From the beginning, Wu-Massacre impresses with the sheer talent of the rappers involved. As soon as Ghostface Killah opens on "Criminology 2.5," it's clear no punches are being held back. Meth, Ghost and Rae are all in top form, tossing threats, insults and boasts around like it was still 1995. Method Man easily stands out; he finds his comfort zone in group efforts, and Wu-Massacre is no exception. He raps with the same effortless energy and vitality that's made him a superstar, never off-beat and always mastering the tempo of the song.
You see the dear head on the living room wall? Like his neck fell off?
That can be yours - sculptured and glazed with gloss
(Ghosface, "Criminology 2.5")
Of course, Raekwon and Ghostface aren't to be outdone; all three of them turn in great performances. Of the three, Raekwon seems the most out of place here, as if the album is a little too fast for him. Otherwise, it's standard Wu-Tang fare; the raps are both hard and creative, and the album drips with personality and wit. Even the skits are funny, with "Ya Moms Skit" being the highlight.

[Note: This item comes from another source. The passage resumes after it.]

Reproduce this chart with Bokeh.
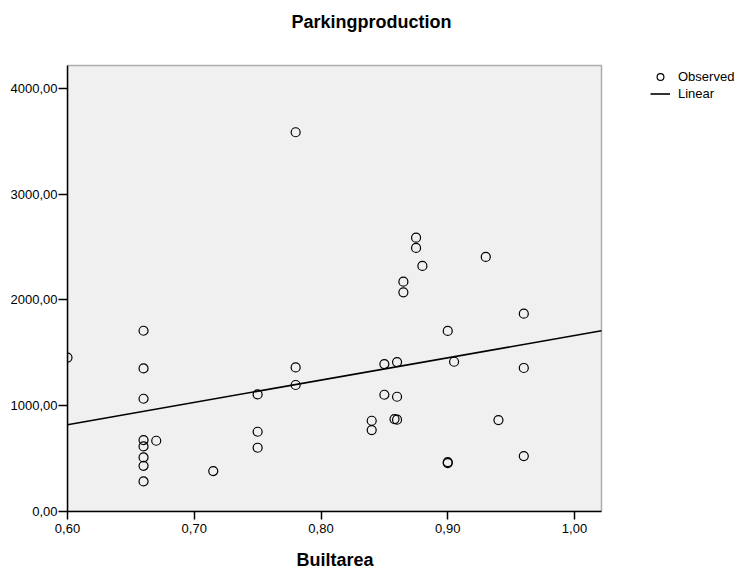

There aren't any star guests (Inspectah Deck is the only other Wu member that shows up), but that's not really a flaw with this group. Meth, Ghost and Rae are a show all on there own, and while they don't have as much chemistry as you might expect ("Meth Vs. Chef 2" notwithstanding), they contrast each other really well. They spit some of the most entertaining raps you'll ever hear, and Ghostface's decapitation punchlines alone are worth the price of admission.